■ What you are asked to do
Output the full listing below exactly, without the pictures.

■ Data segment
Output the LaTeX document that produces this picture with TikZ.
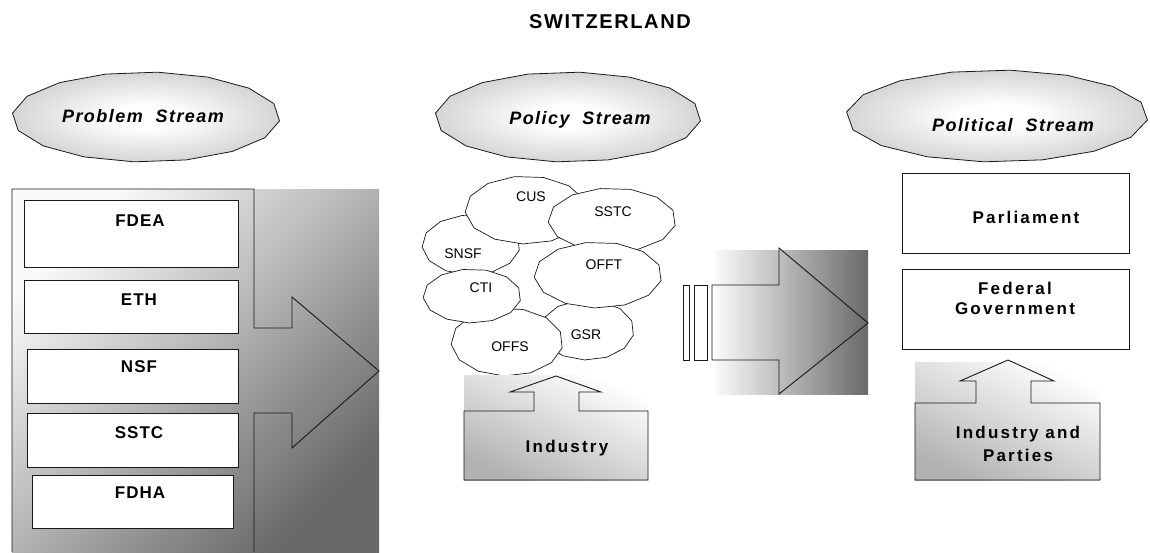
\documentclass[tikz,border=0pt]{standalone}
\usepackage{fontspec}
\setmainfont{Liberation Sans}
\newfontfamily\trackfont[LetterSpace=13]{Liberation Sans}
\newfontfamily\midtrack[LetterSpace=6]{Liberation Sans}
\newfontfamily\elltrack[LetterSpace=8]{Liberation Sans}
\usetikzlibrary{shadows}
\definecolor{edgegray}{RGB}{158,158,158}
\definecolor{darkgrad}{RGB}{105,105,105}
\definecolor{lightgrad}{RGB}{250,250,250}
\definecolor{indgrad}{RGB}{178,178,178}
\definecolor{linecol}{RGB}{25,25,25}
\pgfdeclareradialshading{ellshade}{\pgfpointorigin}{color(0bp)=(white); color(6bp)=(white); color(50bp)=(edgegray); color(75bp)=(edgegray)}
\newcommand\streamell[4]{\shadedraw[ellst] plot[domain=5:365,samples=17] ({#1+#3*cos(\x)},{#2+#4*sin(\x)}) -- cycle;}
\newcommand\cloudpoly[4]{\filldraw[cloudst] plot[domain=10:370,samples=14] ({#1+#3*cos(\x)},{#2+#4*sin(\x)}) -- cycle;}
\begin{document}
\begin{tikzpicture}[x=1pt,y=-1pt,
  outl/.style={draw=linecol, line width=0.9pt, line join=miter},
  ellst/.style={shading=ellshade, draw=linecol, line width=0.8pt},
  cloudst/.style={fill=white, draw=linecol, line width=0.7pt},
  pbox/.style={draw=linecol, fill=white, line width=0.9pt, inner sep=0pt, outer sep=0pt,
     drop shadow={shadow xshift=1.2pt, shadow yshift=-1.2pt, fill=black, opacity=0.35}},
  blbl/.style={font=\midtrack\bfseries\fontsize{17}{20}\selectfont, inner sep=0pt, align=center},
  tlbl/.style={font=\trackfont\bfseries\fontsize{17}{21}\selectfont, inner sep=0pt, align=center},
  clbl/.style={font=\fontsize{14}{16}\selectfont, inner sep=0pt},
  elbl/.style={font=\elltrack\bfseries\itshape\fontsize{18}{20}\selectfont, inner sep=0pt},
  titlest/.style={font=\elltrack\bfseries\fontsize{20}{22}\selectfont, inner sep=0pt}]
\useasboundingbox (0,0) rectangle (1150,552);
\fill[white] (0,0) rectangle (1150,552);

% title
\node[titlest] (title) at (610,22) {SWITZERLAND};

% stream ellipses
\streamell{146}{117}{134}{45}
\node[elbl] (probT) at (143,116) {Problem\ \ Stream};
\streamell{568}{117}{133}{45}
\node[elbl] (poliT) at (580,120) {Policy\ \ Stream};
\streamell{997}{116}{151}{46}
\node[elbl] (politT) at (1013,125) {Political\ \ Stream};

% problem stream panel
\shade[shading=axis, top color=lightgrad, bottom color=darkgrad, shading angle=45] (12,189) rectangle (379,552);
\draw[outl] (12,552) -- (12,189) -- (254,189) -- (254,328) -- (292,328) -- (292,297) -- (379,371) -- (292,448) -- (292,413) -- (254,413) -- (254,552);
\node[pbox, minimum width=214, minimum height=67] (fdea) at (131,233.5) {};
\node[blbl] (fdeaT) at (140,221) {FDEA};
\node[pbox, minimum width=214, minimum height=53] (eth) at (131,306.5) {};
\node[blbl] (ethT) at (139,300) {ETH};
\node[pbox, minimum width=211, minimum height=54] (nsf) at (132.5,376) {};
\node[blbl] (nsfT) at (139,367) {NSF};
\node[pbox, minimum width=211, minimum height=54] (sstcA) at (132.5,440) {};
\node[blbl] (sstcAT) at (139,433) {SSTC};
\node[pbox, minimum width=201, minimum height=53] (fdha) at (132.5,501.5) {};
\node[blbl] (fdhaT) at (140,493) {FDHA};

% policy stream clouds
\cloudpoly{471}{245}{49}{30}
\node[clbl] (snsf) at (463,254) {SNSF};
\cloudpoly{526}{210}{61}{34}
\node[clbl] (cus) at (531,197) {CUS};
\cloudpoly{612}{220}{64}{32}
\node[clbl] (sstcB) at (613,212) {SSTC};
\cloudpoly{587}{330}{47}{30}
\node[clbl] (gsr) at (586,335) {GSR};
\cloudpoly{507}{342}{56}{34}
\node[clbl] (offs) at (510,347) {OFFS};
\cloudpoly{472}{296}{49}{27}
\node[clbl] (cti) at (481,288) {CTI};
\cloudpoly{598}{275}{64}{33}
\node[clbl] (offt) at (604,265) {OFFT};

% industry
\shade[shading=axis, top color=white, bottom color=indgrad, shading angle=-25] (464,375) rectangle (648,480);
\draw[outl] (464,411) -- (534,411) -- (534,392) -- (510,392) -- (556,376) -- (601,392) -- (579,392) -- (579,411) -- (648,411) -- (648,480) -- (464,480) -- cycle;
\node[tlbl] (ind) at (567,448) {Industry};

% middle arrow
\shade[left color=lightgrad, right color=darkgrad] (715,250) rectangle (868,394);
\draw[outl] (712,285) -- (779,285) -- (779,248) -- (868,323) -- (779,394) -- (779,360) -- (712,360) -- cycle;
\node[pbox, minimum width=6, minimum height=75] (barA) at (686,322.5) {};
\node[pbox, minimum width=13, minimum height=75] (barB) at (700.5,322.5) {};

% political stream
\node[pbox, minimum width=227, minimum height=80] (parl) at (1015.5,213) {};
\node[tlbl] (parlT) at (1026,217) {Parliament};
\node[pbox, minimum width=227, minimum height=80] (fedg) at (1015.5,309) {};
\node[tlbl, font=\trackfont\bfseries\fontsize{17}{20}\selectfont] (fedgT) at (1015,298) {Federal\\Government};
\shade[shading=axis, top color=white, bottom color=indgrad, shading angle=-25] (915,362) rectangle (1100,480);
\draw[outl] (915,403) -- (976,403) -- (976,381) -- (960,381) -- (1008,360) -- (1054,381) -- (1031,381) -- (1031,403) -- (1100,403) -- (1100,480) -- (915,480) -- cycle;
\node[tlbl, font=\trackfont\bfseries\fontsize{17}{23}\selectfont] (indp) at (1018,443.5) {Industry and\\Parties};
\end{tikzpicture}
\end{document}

■ The output
Output the LaTeX document that produces this picture with TikZ.
\documentclass[tikz,border=0pt]{standalone}
\usepackage{fontspec}
\setmainfont{Liberation Sans}
\newfontfamily\trackfont[LetterSpace=13]{Liberation Sans}
\newfontfamily\midtrack[LetterSpace=6]{Liberation Sans}
\newfontfamily\elltrack[LetterSpace=8]{Liberation Sans}
\usetikzlibrary{shadows}
\definecolor{edgegray}{RGB}{158,158,158}
\definecolor{darkgrad}{RGB}{105,105,105}
\definecolor{lightgrad}{RGB}{250,250,250}
\definecolor{indgrad}{RGB}{178,178,178}
\definecolor{linecol}{RGB}{25,25,25}
\pgfdeclareradialshading{ellshade}{\pgfpointorigin}{color(0bp)=(white); color(6bp)=(white); color(50bp)=(edgegray); color(75bp)=(edgegray)}
\newcommand\streamell[4]{\shadedraw[ellst] plot[domain=5:365,samples=17] ({#1+#3*cos(\x)},{#2+#4*sin(\x)}) -- cycle;}
\newcommand\cloudpoly[4]{\filldraw[cloudst] plot[domain=10:370,samples=14] ({#1+#3*cos(\x)},{#2+#4*sin(\x)}) -- cycle;}
\begin{document}
\begin{tikzpicture}[x=1pt,y=-1pt,
  outl/.style={draw=linecol, line width=0.9pt, line join=miter},
  ellst/.style={shading=ellshade, draw=linecol, line width=0.8pt},
  cloudst/.style={fill=white, draw=linecol, line width=0.7pt},
  pbox/.style={draw=linecol, fill=white, line width=0.9pt, inner sep=0pt, outer sep=0pt,
     drop shadow={shadow xshift=1.2pt, shadow yshift=-1.2pt, fill=black, opacity=0.35}},
  blbl/.style={font=\midtrack\bfseries\fontsize{17}{20}\selectfont, inner sep=0pt, align=center},
  tlbl/.style={font=\trackfont\bfseries\fontsize{17}{21}\selectfont, inner sep=0pt, align=center},
  clbl/.style={font=\fontsize{14}{16}\selectfont, inner sep=0pt},
  elbl/.style={font=\elltrack\bfseries\itshape\fontsize{18}{20}\selectfont, inner sep=0pt},
  titlest/.style={font=\elltrack\bfseries\fontsize{20}{22}\selectfont, inner sep=0pt}]
\useasboundingbox (0,0) rectangle (1150,552);
\fill[white] (0,0) rectangle (1150,552);

% title
\node[titlest] (title) at (610,22) {SWITZERLAND};

% stream ellipses
\streamell{146}{117}{134}{45}
\node[elbl] (probT) at (143,116) {Problem\ \ Stream};
\streamell{568}{117}{133}{45}
\node[elbl] (poliT) at (580,120) {Policy\ \ Stream};
\streamell{997}{116}{151}{46}
\node[elbl] (politT) at (1013,125) {Political\ \ Stream};

% problem stream panel
\shade[shading=axis, top color=lightgrad, bottom color=darkgrad, shading angle=45] (12,189) rectangle (379,552);
\draw[outl] (12,552) -- (12,189) -- (254,189) -- (254,328) -- (292,328) -- (292,297) -- (379,371) -- (292,448) -- (292,413) -- (254,413) -- (254,552);
\node[pbox, minimum width=214, minimum height=67] (fdea) at (131,233.5) {};
\node[blbl] (fdeaT) at (140,221) {FDEA};
\node[pbox, minimum width=214, minimum height=53] (eth) at (131,306.5) {};
\node[blbl] (ethT) at (139,300) {ETH};
\node[pbox, minimum width=211, minimum height=54] (nsf) at (132.5,376) {};
\node[blbl] (nsfT) at (139,367) {NSF};
\node[pbox, minimum width=211, minimum height=54] (sstcA) at (132.5,440) {};
\node[blbl] (sstcAT) at (139,433) {SSTC};
\node[pbox, minimum width=201, minimum height=53] (fdha) at (132.5,501.5) {};
\node[blbl] (fdhaT) at (140,493) {FDHA};

% policy stream clouds
\cloudpoly{471}{245}{49}{30}
\node[clbl] (snsf) at (463,254) {SNSF};
\cloudpoly{526}{210}{61}{34}
\node[clbl] (cus) at (531,197) {CUS};
\cloudpoly{612}{220}{64}{32}
\node[clbl] (sstcB) at (613,212) {SSTC};
\cloudpoly{587}{330}{47}{30}
\node[clbl] (gsr) at (586,335) {GSR};
\cloudpoly{507}{342}{56}{34}
\node[clbl] (offs) at (510,347) {OFFS};
\cloudpoly{472}{296}{49}{27}
\node[clbl] (cti) at (481,288) {CTI};
\cloudpoly{598}{275}{64}{33}
\node[clbl] (offt) at (604,265) {OFFT};

% industry
\shade[shading=axis, top color=white, bottom color=indgrad, shading angle=-25] (464,375) rectangle (648,480);
\draw[outl] (464,411) -- (534,411) -- (534,392) -- (510,392) -- (556,376) -- (601,392) -- (579,392) -- (579,411) -- (648,411) -- (648,480) -- (464,480) -- cycle;
\node[tlbl] (ind) at (567,448) {Industry};

% middle arrow
\shade[left color=lightgrad, right color=darkgrad] (715,250) rectangle (868,394);
\draw[outl] (712,285) -- (779,285) -- (779,248) -- (868,323) -- (779,394) -- (779,360) -- (712,360) -- cycle;
\node[pbox, minimum width=6, minimum height=75] (barA) at (686,322.5) {};
\node[pbox, minimum width=13, minimum height=75] (barB) at (700.5,322.5) {};

% political stream
\node[pbox, minimum width=227, minimum height=80] (parl) at (1015.5,213) {};
\node[tlbl] (parlT) at (1026,217) {Parliament};
\node[pbox, minimum width=227, minimum height=80] (fedg) at (1015.5,309) {};
\node[tlbl, font=\trackfont\bfseries\fontsize{17}{20}\selectfont] (fedgT) at (1015,298) {Federal\\Government};
\shade[shading=axis, top color=white, bottom color=indgrad, shading angle=-25] (915,362) rectangle (1100,480);
\draw[outl] (915,403) -- (976,403) -- (976,381) -- (960,381) -- (1008,360) -- (1054,381) -- (1031,381) -- (1031,403) -- (1100,403) -- (1100,480) -- (915,480) -- cycle;
\node[tlbl, font=\trackfont\bfseries\fontsize{17}{23}\selectfont] (indp) at (1018,443.5) {Industry and\\Parties};
\end{tikzpicture}
\end{document}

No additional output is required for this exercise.